GNK: Nos projets touchent environ 14 000 familles. Plus de la moitié d’entre elles sont aujourd’hui en mesure de se nourrir de manière diversifiée et de scolariser leurs enfants. La création de groupes solidaires permet de surmonter les tensions autour de la possession de la terre. Nous notons également des progrès en matière d’égalité : là où nous intervenons, les hommes accompagnent désormais leurs femmes aux champs et les associent aux décisions sur l’utilisation des revenus du foyer.

Quel est l’impact des conflits sur la question agricole ?

GNK: La RDC est ravagée par des guerres depuis trois décennies. Au Kivu, les conflits armés ont causé plus de 6 millions de morts, souvent dans l’indifférence de la communauté internationale. Les ressources de l’Etat, accaparées par l’effort de guerre et la crise humanitaire, font cruellement défaut pour développer l’agriculture.

Aujourd’hui, certains groupes armés annoncent leur volonté de pousser leur offensive jusqu’à Kinshasa. Si cela se produit, tous nos efforts pour l’autosuffisance alimentaire pourraient être réduits à néant.

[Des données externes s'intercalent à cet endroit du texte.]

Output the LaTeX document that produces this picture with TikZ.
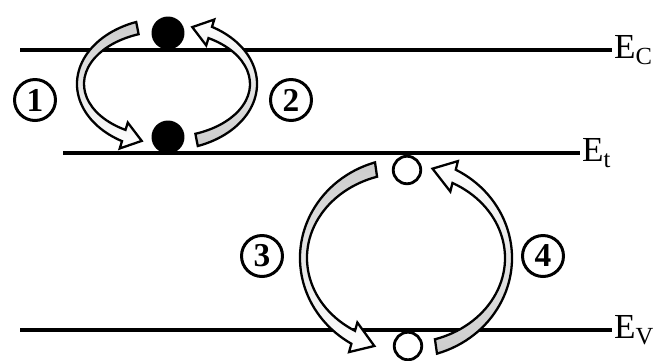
\documentclass[tikz,border=0pt]{standalone}
\usepackage{fontspec}
\setmainfont{Liberation Serif}
\usetikzlibrary{positioning}
% band arrow along an ellipse arc: style, centre, rx, ry, half width x, half width y, start, end
\newcommand{\bandarrow}[8]{%
  \pgfmathsetmacro\rxo{#3+#5}\pgfmathsetmacro\ryo{#4+#6}%
  \pgfmathsetmacro\rxi{#3-#5}\pgfmathsetmacro\ryi{#4-#6}%
  \pgfmathsetmacro\rxb{#3+2.3*#5}\pgfmathsetmacro\ryb{#4+2.3*#6}%
  \pgfmathsetmacro\rxc{#3-2.3*#5}\pgfmathsetmacro\ryc{#4-2.3*#6}%
  \pgfmathsetmacro\hb{#8-13}%
  \draw[arcarrow,#1,shift={#2}] ({#7}:{\rxo} and {\ryo})
    arc[start angle=#7,end angle=\hb,x radius=\rxo,y radius=\ryo]
    -- ({\hb}:{\rxb} and {\ryb}) -- ({#8}:{#3} and {#4}) -- ({\hb}:{\rxc} and {\ryc})
    -- ({\hb}:{\rxi} and {\ryi})
    arc[start angle=\hb,end angle=#7,x radius=\rxi,y radius=\ryi] -- cycle;}

\begin{document}
\begin{tikzpicture}[x=0.02cm,y=0.02cm,
  level/.style={line width=1.9pt},
  lvlname/.style={anchor=west,inner sep=1pt,font=\fontsize{20}{22}\selectfont},
  arcarrow/.style={draw=black,line width=1.3pt,line join=miter},
  tailtop/.style={top color=gray!40,middle color=white,bottom color=white},
  tailbot/.style={bottom color=gray!40,middle color=white,top color=white},
  numcirc/.style={draw,circle,line width=1.7pt,minimum size=0.82cm,inner sep=0pt,
    font=\fontsize{19}{19}\selectfont\bfseries},
  edot/.style={circle,fill=black,minimum size=0.66cm,inner sep=0pt},
  hdot/.style={circle,draw,fill=white,line width=1.6pt,minimum size=0.55cm,inner sep=0pt}]
  \useasboundingbox (0,0) rectangle (670,360);

  % energy levels
  \coordinate (ecl) at (20,310);
  \coordinate (etl) at (63,207);
  \coordinate (evl) at (20,30);
  \node[lvlname] (ec) at (612,310) {E\textsubscript{C}};
  \node[lvlname] (et) at (580,207) {E\textsubscript{t}};
  \node[lvlname] (ev) at (612,30) {E\textsubscript{V}};
  \draw[level] (ecl) -- (ec.west);
  \draw[level] (etl) -- (et.west);
  \draw[level] (evl) -- (ev.west);

  % electron capture / emission
  \bandarrow{tailtop}{(167,276)}{86.5}{59.5}{3.5}{6.5}{110}{253}
  \bandarrow{tailbot}{(167,276)}{86.5}{59.5}{3.5}{6.5}{-70}{73}
  \node[edot] (e1) at (168,327) {};
  \node[edot] (e2) at (168,223) {};

  % hole capture / emission
  \bandarrow{tailtop}{(406,102)}{102.5}{92.5}{3.5}{7.5}{107}{252}
  \bandarrow{tailbot}{(406,102)}{102.5}{92.5}{3.5}{7.5}{-73}{75}
  \node[hdot] (h1) at (407,190) {};
  \node[hdot] (h2) at (408,14) {};

  \node[numcirc] (n1) at (35,260) {1};
  \node[numcirc] (n2) at (291,260) {2};
  \node[numcirc] (n3) at (262,104) {3};
  \node[numcirc] (n4) at (543,104) {4};
\end{tikzpicture}
\end{document}
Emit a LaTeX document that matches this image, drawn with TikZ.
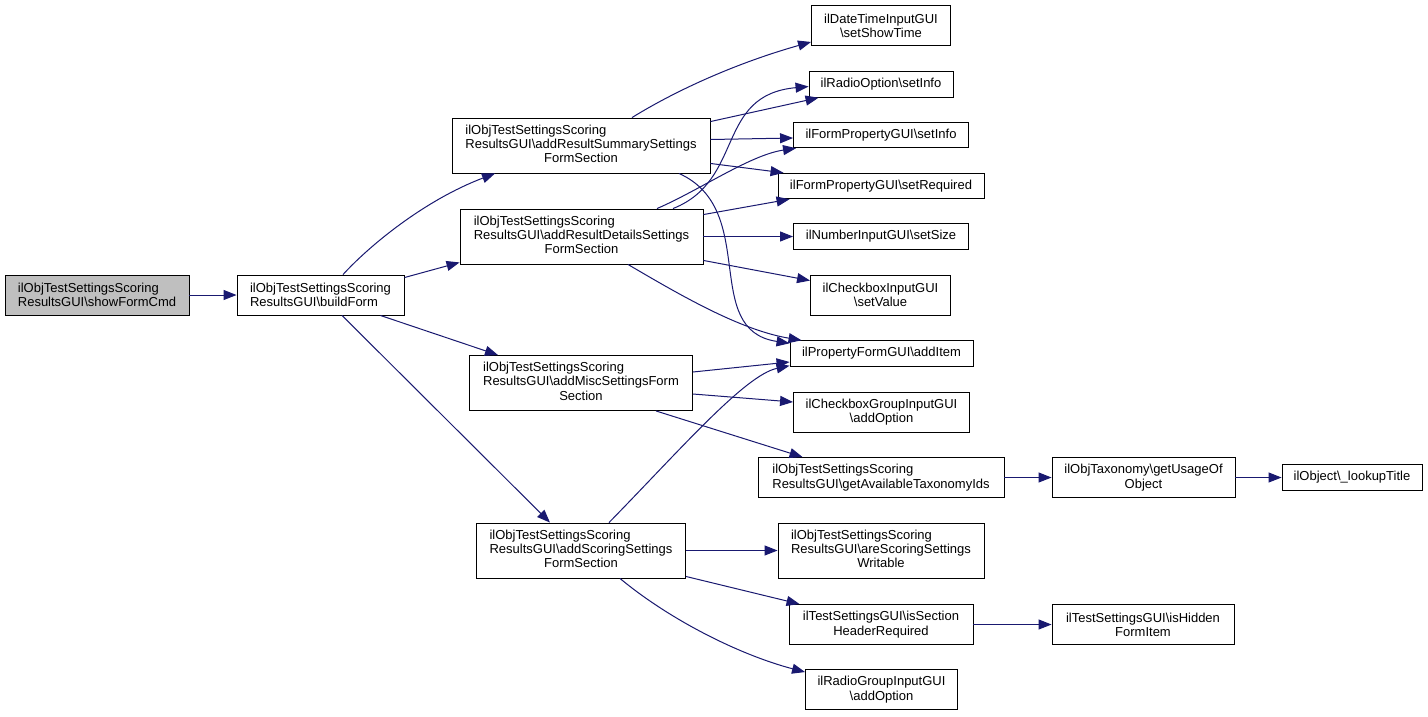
\documentclass[tikz,border=0pt]{standalone}
\usepackage{fontspec}
\setmainfont{Liberation Sans}
\usetikzlibrary{arrows.meta,calc}
\definecolor{edgeblue}{HTML}{191970}
\definecolor{fillgray}{HTML}{BFBFBF}
\newcommand{\bsl}{\textbackslash}
\newcommand{\tlab}[3]{\begin{tabular}{@{}l@{}}#1\\#2\\\multicolumn{1}{@{}c@{}}{#3}\end{tabular}}
\begin{document}
\begin{tikzpicture}[x=1pt,y=-1pt,
  box/.style={draw=black,fill=white,line width=0.9pt,inner sep=0pt,font=\fontsize{13}{14.3}\selectfont},
  edge/.style={draw=edgeblue,line width=1pt,-{Triangle[length=13pt,width=10pt]}}]
\useasboundingbox[fill=white] (0,0) rectangle (1428,716);

% nodes
\node[box,fill=fillgray,align=left,minimum width=184pt,minimum height=40pt] (A) at (97,295) {ilObjTestSettingsScoring\\ResultsGUI\bsl showFormCmd};
\node[box,align=left,minimum width=167pt,minimum height=40pt] (B) at (320.5,295) {ilObjTestSettingsScoring\\ResultsGUI\bsl buildForm};
\node[box,minimum width=258pt,minimum height=55pt] (C) at (581,145.5) {\tlab{ilObjTestSettingsScoring}{ResultsGUI\bsl addResultSummarySettings}{FormSection}};
\node[box,minimum width=243pt,minimum height=55pt] (D) at (581.5,236.5) {\tlab{ilObjTestSettingsScoring}{ResultsGUI\bsl addResultDetailsSettings}{FormSection}};
\node[box,minimum width=223pt,minimum height=55pt] (E) at (581,383) {\tlab{ilObjTestSettingsScoring}{ResultsGUI\bsl addMiscSettingsForm}{Section}};
\node[box,minimum width=209pt,minimum height=55pt] (F) at (581,550.5) {\tlab{ilObjTestSettingsScoring}{ResultsGUI\bsl addScoringSettings}{FormSection}};

\node[box,align=center,minimum width=139pt,minimum height=40pt] (G) at (881,25.5) {ilDateTimeInputGUI\\\bsl setShowTime};
\node[box,minimum width=144pt,minimum height=25.5pt] (H) at (881,84.5) {ilRadioOption\bsl setInfo};
\node[box,minimum width=175pt,minimum height=25.5pt] (I) at (881,135) {ilFormPropertyGUI\bsl setInfo};
\node[box,minimum width=206pt,minimum height=25.5pt] (J) at (881,186) {ilFormPropertyGUI\bsl setRequired};
\node[box,minimum width=175pt,minimum height=25.5pt] (K) at (881,236.5) {ilNumberInputGUI\bsl setSize};
\node[box,align=center,minimum width=140pt,minimum height=40pt] (L) at (880.5,295) {ilCheckboxInputGUI\\\bsl setValue};
\node[box,minimum width=183pt,minimum height=25.5pt] (M) at (881.5,353.5) {ilPropertyFormGUI\bsl addItem};
\node[box,align=center,minimum width=176pt,minimum height=40pt] (N) at (881.5,412) {ilCheckboxGroupInputGUI\\\bsl addOption};
\node[box,align=left,minimum width=246pt,minimum height=40pt] (O) at (881,477.5) {ilObjTestSettingsScoring\\ResultsGUI\bsl getAvailableTaxonomyIds};
\node[box,minimum width=206pt,minimum height=55pt] (R) at (881,550.5) {\tlab{ilObjTestSettingsScoring}{ResultsGUI\bsl areScoringSettings}{Writable}};
\node[box,align=center,minimum width=184pt,minimum height=40pt] (S) at (881,624.5) {ilTestSettingsGUI\bsl isSection\\HeaderRequired};
\node[box,align=center,minimum width=152pt,minimum height=40pt] (U) at (881.5,689.5) {ilRadioGroupInputGUI\\\bsl addOption};

\node[box,align=center,minimum width=183pt,minimum height=40pt] (P) at (1143.5,477.5) {ilObjTaxonomy\bsl getUsageOf\\Object};
\node[box,align=center,minimum width=182pt,minimum height=40pt] (T) at (1143,624.5) {ilTestSettingsGUI\bsl isHidden\\FormItem};
\node[box,minimum width=140pt,minimum height=26pt] (Q) at (1352,477.5) {ilObject\bsl\_lookupTitle};

% edges
\draw[edge] (A) -- (B);
\draw[edge] ($(B.north)+(22.5,0)$) .. controls (370,245) and (425,200) .. ($(C.south)+(-86,0)$);
\draw[edge] ($(B.north east)+(0,3)$) -- ($(D.south west)+(0,-2)$);
\draw[edge] ($(B.south east)+(-24,0)$) -- ($(E.north)+(-83,0)$);
\draw[edge] ($(B.south)+(21.5,0)$) -- ($(F.north)+(-31,0)$);

\draw[edge] ($(C.north)+(51,0)$) .. controls (680,88) and (740,62) .. ($(G.south west)+(0,-4)$);
\draw[edge] ($(C.north east)+(0,4)$) -- ($(H.south west)+(10,0)$);
\draw[edge] ($(C.east)+(0,-6)$) -- ($(I.west)+(0,3)$);
\draw[edge] ($(C.south east)+(0,-10)$) -- ($(J.north west)+(6,0)$);
\draw[edge] ($(C.south)+(98,0)$) .. controls (760,210) and (700,330) .. ($(M.north west)+(0,3)$);

\draw[edge] ($(D.north)+(91.5,0)$) .. controls (745,180) and (715,95) .. ($(H.west)+(0,2)$);
\draw[edge] ($(D.north)+(75.5,0)$) .. controls (700,190) and (750,155) .. ($(I.south west)+(3,0)$);
\draw[edge] ($(D.north east)+(0,6)$) -- ($(J.south west)+(12,0)$);
\draw[edge] (D) -- (K);
\draw[edge] ($(D.south east)+(0,-4)$) -- ($(L.north west)+(0,6)$);
\draw[edge] ($(D.south)+(46.5,0)$) .. controls (680,295) and (740,330) .. ($(M.north west)+(12,0)$);

\draw[edge] ($(E.east)+(0,-11)$) -- ($(M.west)+(0,8.5)$);
\draw[edge] ($(E.east)+(0,11)$) -- ($(N.west)+(0,-10)$);
\draw[edge] ($(E.south)+(75,0)$) -- ($(O.north west)+(45,0)$);

\draw[edge] ($(F.north)+(28,0)$) .. controls (680,450) and (745,375) .. ($(M.south west)+(0,-1)$);
\draw[edge] (F) -- (R);
\draw[edge] ($(F.south east)+(0,-2)$) -- ($(S.north west)+(11,0)$);
\draw[edge] ($(F.south)+(39,0)$) .. controls (670,620) and (740,655) .. ($(U.north west)+(0,3)$);

\draw[edge] (O) -- (P);
\draw[edge] (P) -- (Q);
\draw[edge] (S) -- (T);
\end{tikzpicture}
\end{document}
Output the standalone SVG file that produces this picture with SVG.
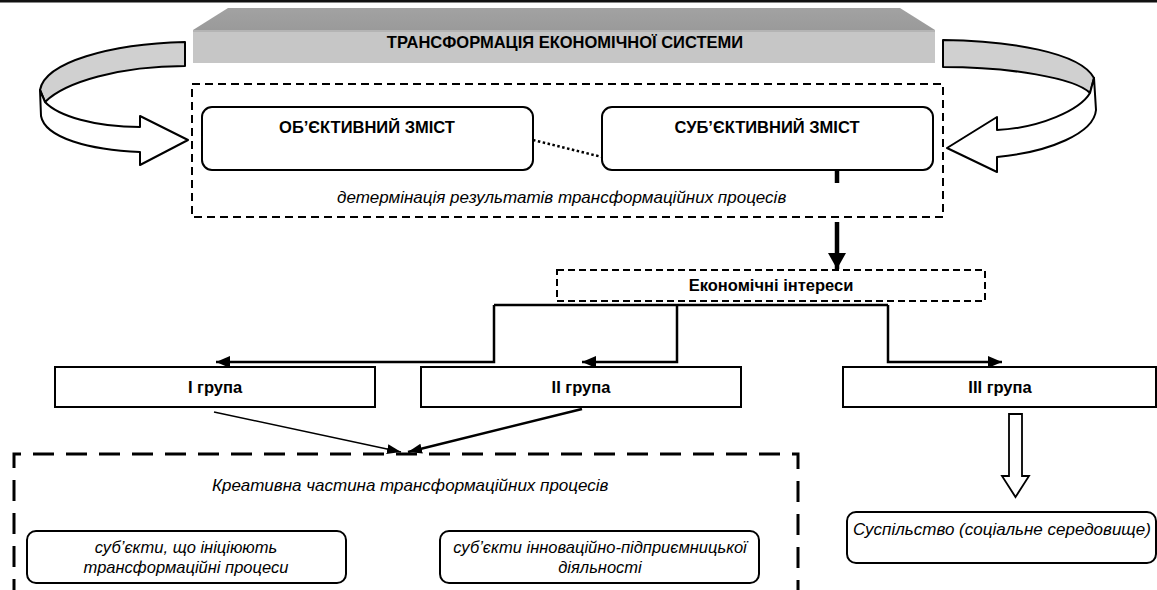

La réduction de l’aide au développement par plusieurs gouvernements, dont la Suisse, nous préoccupe. Cela risque d’avoir de graves conséquences pour la population de la RDC, notamment pour les jeunes, et pourrait les pousser à émigrer vers l’Europe. Cette tendance est vécue comme une injustice et révèle une incohérence des gouvernements occidentaux.

Il est essentiel de reconnaître la responsabilité de la Suisse dans l’exploitation des ressources congolaises, non pas pour justifier la réduction de l’aide, mais pour rendre cette coopération plus juste et efficace. Nous gardons l’espoir d’un sursaut de la solidarité internationale.